By Colin Barrett, President/CEO, Tennessee Bankers Association
On Wednesday, August 11, a shockwave went through the Tennessee banking industry when Orion Federal Credit Union announced it would acquire Financial Federal Bank in Memphis. And while unfortunately these deals have been on the rise around the country in recent years, this was the first one in Tennessee. Financial Federal, a strong, well respected Memphis bank with approximately $750 million in assets and a focus on commercial real estate lending, will be one of the largest acquisitions of its kind in the country.

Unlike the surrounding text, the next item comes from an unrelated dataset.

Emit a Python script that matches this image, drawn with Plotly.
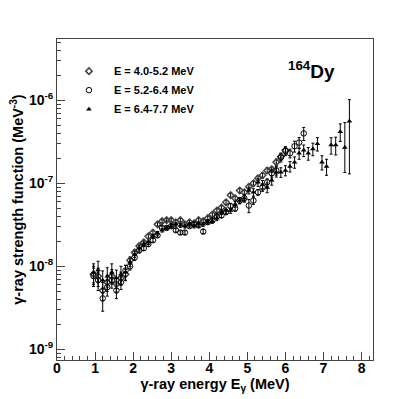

Orion Federal Credit Union began as a small credit union whose mission was to serve teachers in Memphis. However, it was able to use its tax advantaged status and weak regulatory oversight to grow to a position where it can acquire a $750 million bank. With this proposed bank acquisition, they have openly abandoned their desire to serve people of modest means, stating in their press release that this will allow them to grow their commercial real estate portfolio.
Once this acquisition is completed, Orion will be nearing a $2 billion financial institution. But the question is not what they will become, but what they will no longer be.
Orion will not be well capitalized. Barring an additional capital raise, their GAAP capital to assets would appear to be around 6% after the acquisition—a number that would have banking regulators knocking down your door. But the National Credit Union Administration acts more as a cheerleader than a regulator—greedily turning a blind eye to safety and soundness while encouraging credit unions to stray from their original mission.
Because of Orion’s tax-exempt status, removing Financial Federal from the tax roll will result in a loss of approximately of $15 million in local, state, and federal tax revenue over the next decade.
In addition to the tax impact on the community, this will lessen access to credit for the poorest in Memphis. Unlike Memphis and all Tennessee banks, credit unions have no regulatory requirement to adhere to the Community Reinvestment Act. Financial Federal provided $31 million in community development loans from April 2013 to June 2018. Orion will have no incentive to maintain that level of community support.
Bank acquisitions by credit unions have fueled passionate discussions by the TBA board over recent years. There is debate about whether these acquisitions should be prohibited in statute, even if they already are. And there is discussion around what can be done at the state and local level to reign in credit unions.
But whatever we do on the state level will continue to pale in comparison to the work that needs to be done in Congress. Whether it is credit unions buying banks, expanding their business lending or opening their membership to anyone who can fog a mirror, the part I find most frustrating is the blind eye turned by members of Congress.
As I shared recently with our delegation, we are reaching an inflection point in the debate about credit unions. This isn’t just about losing loans due to unfair competition. It is about losing the community banking model. The one that has made Tennessee the greatest state in the nation. The one that doesn’t just look to cherry pick the wealthiest customers, but the one that knows we all succeed when everyone in the community succeeds.
If you care about the future of banking, I encourage you to call your Congressman and Senators today. Make your voices heard. This has been a long, hard fought battle for years, but the stakes have never been higher.